## DATA SEGMENT
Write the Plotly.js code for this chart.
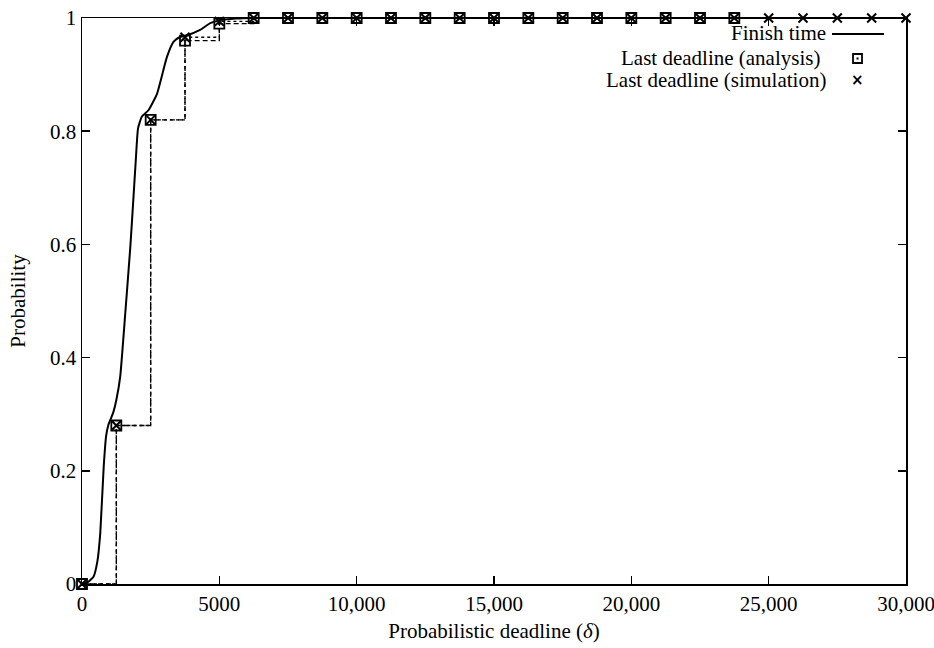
<!DOCTYPE html>
<html>
<head>
<meta charset="utf-8">
<script src="https://cdn.plot.ly/plotly-3.0.1.min.js"></script>
<style>html,body{margin:0;padding:0;background:#fff;}#chart{width:934px;height:648px;}</style>
</head>
<body>
<div id="chart"></div>
<script>
// Finish time CDF (solid curve)
const finishX = [0, 200, 420, 560, 665, 790, 880, 960, 1050, 1150, 1250, 1390, 1575, 1760, 1870, 1960, 2040, 2180, 2420, 2730, 3090, 3330, 3550, 3800, 4300, 4670, 5030, 5600, 6200, 30000];
const finishY = [0, 0.003, 0.013, 0.04, 0.09, 0.207, 0.262, 0.281, 0.292, 0.305, 0.325, 0.366, 0.478, 0.596, 0.68, 0.75, 0.805, 0.826, 0.837, 0.866, 0.931, 0.958, 0.966, 0.969, 0.979, 0.991, 0.996, 0.999, 1, 1];

// Last deadline (analysis)
const analysisX = [0, 1250, 2500, 3750, 5000, 6250, 7500, 8750, 10000, 11250, 12500, 13750, 15000, 16250, 17500, 18750, 20000, 21250, 22500, 23750];
const analysisY = [0, 0.28, 0.82, 0.96, 0.99, 1, 1, 1, 1, 1, 1, 1, 1, 1, 1, 1, 1, 1, 1, 1];

// Last deadline (simulation)
const simX = [0, 1250, 2500, 3750, 5000, 6250, 7500, 8750, 10000, 11250, 12500, 13750, 15000, 16250, 17500, 18750, 20000, 21250, 22500, 23750, 25000, 26250, 27500, 28750, 30000];
const simY = [0, 0.28, 0.82, 0.966, 0.994, 1, 1, 1, 1, 1, 1, 1, 1, 1, 1, 1, 1, 1, 1, 1, 1, 1, 1, 1, 1];

// Tick labels
const xTickVals = [0, 5000, 10000, 15000, 20000, 25000, 30000];
const xTickText = ["0", "5000", "10,000", "15,000", "20,000", "25,000", "30,000"];
const yTickVals = [0, 0.2, 0.4, 0.6, 0.8, 1];
const yTickText = ["0", "0.2", "0.4", "0.6", "0.8", "1"];

const legendLabels = ["Finish time", "Last deadline (analysis)", "Last deadline (simulation)"];

const FONT = "Liberation Serif, Times New Roman, serif";
const FS = 21;

const traces = [
  {
    x: simX, y: simY, type: 'scatter', mode: 'lines+markers', line: {shape: 'hv', color: '#000', width: 1.3, dash: 'dot'},
    marker: {symbol: 'x-thin-open', size: 9, color: '#000', line: {color: '#000', width: 2}},
    cliponaxis: false, showlegend: false, name: legendLabels[2]
  },
  {
    x: analysisX, y: analysisY, type: 'scatter', mode: 'lines+markers', line: {shape: 'hv', color: '#000', width: 1.4, dash: '5px,3px'},
    marker: {symbol: 'square-open-dot', size: 10, color: '#000', line: {color: '#000', width: 1.8}},
    cliponaxis: false, showlegend: false, name: legendLabels[1]
  },
  {
    x: finishX, y: finishY, type: 'scatter', mode: 'lines', line: {shape: 'spline', smoothing: 0.45, color: '#000', width: 2},
    cliponaxis: false, showlegend: false, name: legendLabels[0]
  }
];

// plot area pixel geometry for legend placement (paper coords)
const L = 81.7, R = 906, T = 18, B = 584;
const px = v => (v - L) / (R - L);
const py = v => (B - v) / (B - T);

const layout = {
  width: 934, height: 648,
  margin: {l: 82, r: 28, t: 18, b: 64},
  paper_bgcolor: '#fff', plot_bgcolor: '#fff',
  font: {family: FONT, size: FS, color: '#000'},
  xaxis: {
    range: [0, 30000], tickvals: xTickVals, ticktext: xTickText,
    ticks: 'inside', ticklen: 8, tickwidth: 1.5, tickcolor: '#000',
    showline: true, linecolor: '#000', linewidth: 1.5, mirror: 'ticks',
    showgrid: false, zeroline: false, ticklabeloverflow: 'allow',
    tickfont: {family: FONT, size: FS},
    title: {text: 'Probabilistic deadline (<i>δ</i>)', font: {family: FONT, size: FS}, standoff: 8}
  },
  yaxis: {
    range: [0, 1], tickvals: yTickVals, ticktext: yTickText,
    ticks: 'inside', ticklen: 8, tickwidth: 1.5, tickcolor: '#000',
    showline: true, linecolor: '#000', linewidth: 1.5, mirror: 'ticks',
    showgrid: false, zeroline: false, ticklabeloverflow: 'allow',
    tickfont: {family: FONT, size: FS},
    title: {text: 'Probability', font: {family: FONT, size: FS}, standoff: 18}
  },
  annotations: [
    {xref: 'paper', yref: 'paper', x: px(828), y: py(33), xanchor: 'right', yanchor: 'middle', text: legendLabels[0], showarrow: false, font: {family: FONT, size: FS}},
    {xref: 'paper', yref: 'paper', x: px(822), y: py(58), xanchor: 'right', yanchor: 'middle', text: legendLabels[1], showarrow: false, font: {family: FONT, size: FS}},
    {xref: 'paper', yref: 'paper', x: px(828), y: py(80), xanchor: 'right', yanchor: 'middle', text: legendLabels[2], showarrow: false, font: {family: FONT, size: FS}},
    {xref: 'paper', yref: 'paper', x: px(857), y: py(80), xanchor: 'center', yanchor: 'middle', text: '<b>×</b>', showarrow: false, font: {family: 'DejaVu Sans', size: 15}}
  ],
  shapes: [
    {type: 'line', xref: 'paper', yref: 'paper', x0: px(832), x1: px(884), y0: py(34), y1: py(34), line: {color: '#000', width: 2}},
    {type: 'rect', xref: 'paper', yref: 'paper', x0: px(853), x1: px(862), y0: py(54), y1: py(63), line: {color: '#000', width: 1.8}},
    {type: 'rect', xref: 'paper', yref: 'paper', x0: px(856.5), x1: px(858.5), y0: py(57.5), y1: py(59.5), fillcolor: '#000', line: {color: '#000', width: 0}}
  ]
};

Plotly.newPlot('chart', traces, layout, {displayModeBar: false, staticPlot: true});
</script>
</body>
</html>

## WHAT YOU SHOULD DO
Your task is to gather every line with the word "chart" and copy it.

## SOLUTION TO THE EXERCISE
Write the Plotly.js code for this chart.
<style>html,body{margin:0;padding:0;background:#fff;}#chart{width:934px;height:648px;}</style>
<div id="chart"></div>
Plotly.newPlot('chart', traces, layout, {displayModeBar: false, staticPlot: true});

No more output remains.